You economists have certainly a task before you—to work out and present a plan by which the United States can go through this tremendous travail, and come out with the system of private property and free enterprise still in existence, and in such a condition that the machine can be made to work. We have heard a good deal about the formation of plans for a new world order when the war is over. It is just as important that we have a definite and positive plan to assure full production and full employment in the United States when the war is over. There was something fundamentally wrong with the system which existed before 1929 and produced the depression of 1932. There has been something fundamentally wrong with the ten years since that time, which never solved the problem of unemployment until the God of War came to the assistance of the New Deal.

I am still convinced that the American economic system is the road to prosperity and happiness and higher standards of living. I am still convinced that it rests on private ownership of property, on proper incentive for ability and hard work and genius and daring. I am still convinced that a policy of excessive government spending and excessive government regulation and government ownership can only lead to ultimate disaster. And so I am concerned that during the war we should preserve all the fundamental and necessary features of our existing system, and that after the war we shall have developed a plan to make it work better than it has ever worked before.

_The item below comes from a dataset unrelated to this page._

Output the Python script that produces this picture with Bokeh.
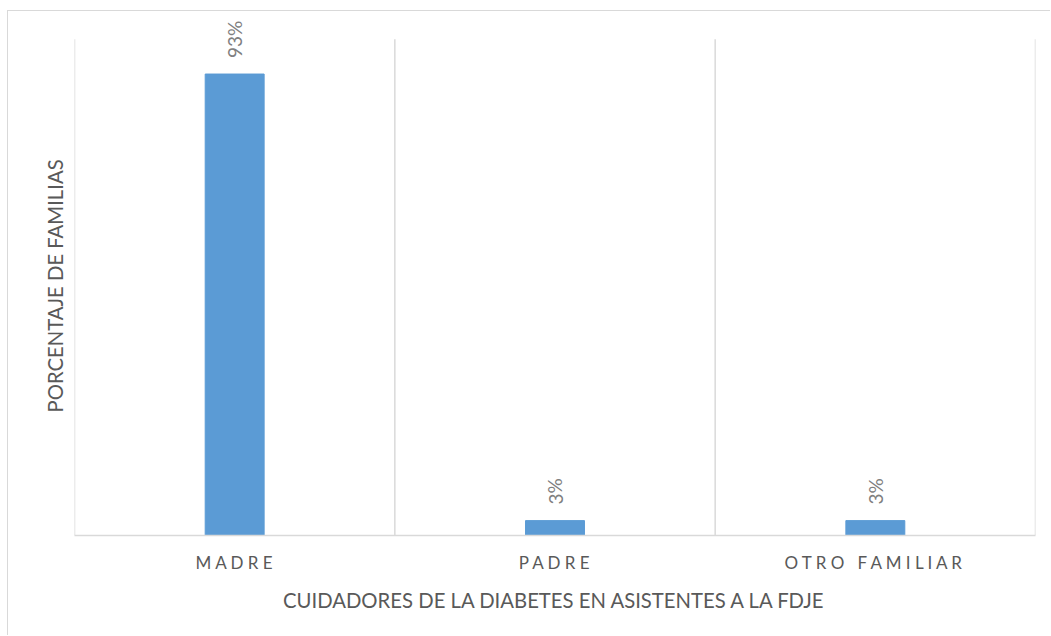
from bokeh.plotting import figure
from bokeh.models import ColumnDataSource, FactorRange, Range1d, Title
from bokeh.embed import file_html
from bokeh.resources import INLINE
from bokeh.core.properties import value

# Data
categories = ["MADRE", "PADRE", "OTRO FAMILIAR"]
percentages = [93, 3, 3]
value_labels = [f"{v}%" for v in percentages]

x_title = "CUIDADORES DE LA DIABETES EN ASISTENTES A LA FDJE"
y_title = "PORCENTAJE DE FAMILIAS"

FONT = "Lato"
BAR_COLOR = "#5b9bd5"
GRID_COLOR = "#d9d9d9"
TEXT_COLOR = "#595959"
LABEL_COLOR = "#808080"
Y_MAX = 100       # top of the value scale (separators end here)
Y_HEADROOM = 105  # room above the scale for the value labels


def spaced(s):
    # letter-spaced category labels
    return " ".join("\u00a0" if ch == " " else ch for ch in s)


factors = [spaced(c) for c in categories]
source = ColumnDataSource(dict(cat=factors, pct=percentages, lbl=value_labels))

p = figure(
    x_range=FactorRange(*factors, range_padding=0),
    y_range=Range1d(0, Y_HEADROOM),
    width=1043, height=625,
    output_backend="svg", toolbar_location=None,
    min_border_left=66, min_border_right=16,
    min_border_top=3, min_border_bottom=101,
)
p.styles = {
    "margin-left": "7px", "margin-top": "10px",
    "border-left": "1px solid #d9d9d9", "border-top": "1px solid #d9d9d9",
}
p.outline_line_color = None
p.background_fill_color = "white"
p.border_fill_color = "white"

# vertical separators between categories, spanning the value scale
n = len(categories)
p.segment(x0=list(range(n + 1)), y0=[0] * (n + 1),
          x1=list(range(n + 1)), y1=[Y_MAX] * (n + 1),
          line_color=GRID_COLOR, line_width=1.5)

p.vbar(x="cat", top="pct", width=0.184, source=source,
       fill_color=BAR_COLOR, line_color=BAR_COLOR)

# rotated value labels above the bars
p.text(x="cat", y="pct", text="lbl", source=source, angle=1.5708,
       text_align="left", text_baseline="middle", y_offset=-16,
       text_font=value(FONT), text_font_size="19px", text_color=LABEL_COLOR)

p.xgrid.grid_line_color = None
p.ygrid.grid_line_color = None

p.xaxis.axis_line_color = GRID_COLOR
p.xaxis.axis_line_width = 1.5
p.xaxis.major_tick_line_color = None
p.xaxis.minor_tick_line_color = None
p.xaxis.major_label_text_font = FONT
p.xaxis.major_label_text_font_size = "17px"
p.xaxis.major_label_text_color = TEXT_COLOR
p.xaxis.major_label_standoff = 10
p.xaxis.axis_label = x_title
p.xaxis.axis_label_text_font = FONT
p.xaxis.axis_label_text_font_size = "20.3px"
p.xaxis.axis_label_text_font_style = "normal"
p.xaxis.axis_label_text_color = TEXT_COLOR
p.xaxis.axis_label_standoff = 12

# vertical title, centred on the value scale rather than on the whole frame
p.yaxis.visible = False
p.add_layout(Title(text=y_title, align="left", offset=123, standoff=16,
                   vertical_align="bottom",
                   text_font=FONT, text_font_size="20.3px",
                   text_font_style="normal", text_color=TEXT_COLOR), "left")

open("out.html", "w").write(file_html(p, INLINE))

I am equally convinced that that is the only way of retaining a true democracy. Whatever other democracies may be, the American democracy is founded on three great principles:on freedom of the individual, assured by the Bill of Rights; on freedom of local self-government, assured by the independence of the States; and on freedom from dictatorship in the federal government, assured by the independence of Congress and the courts. Many of the safeguards of that system must be abandoned during the war, but let us make clear to ourselves that we are giving them up willingly and consciously, for the sole purpose of winning the war; and let us be confident that when the war is over those liberties are reestablished without fundamental change.

Because these are our goals after the war, an organization like yours can be of the greatest value during the war, first in direct assistance to the soundness and efficiency of the war program itself, but also in protecting the basis of our American society. There should be constant vigilance to see that under cover of war, permanent changes are not made in the system we desire to reestablish. Many measures are proposed which are not in fact necessary for war. Hardly a project, no matter how dangerous or unreasonable, has been proposed during the past five years which has not reappeared today tagged with a defense label. Certainly it is a patriotic duty to sort out those which are helpful in the defense effort from those which are unnecessary and confusing, no matter how meritorious they may be.

Some of the problems which arise are legislative problems, but Congress has necessarily delegated to the Executive tremendous powers in every field of activity. An organization like your own should undertake to affect executive action just as much as legislative action. It should ascertain what plans are being made, and discuss those plans and your own solution with executive officials.

And so I say that today you have a greater task to perform than ever before. You have, first, to assist in making the war program efficient by arousing the people to the seriousness of the job and the necessity for unselfish cooperation. Second, you have the task of keeping the war effort along lines which will not, after the war, require any permanent change in the fundamentals of the American system. Third, you must assist in working out the plans by which the war burden itself shall not be unfairly and unjustly distributed. Finally, you have the tremendous and difficult task of developing a plan after the war which can restore unimpaired and more effective than ever before the American democracy, for which our boys are giving their lives on the battlefields of the world.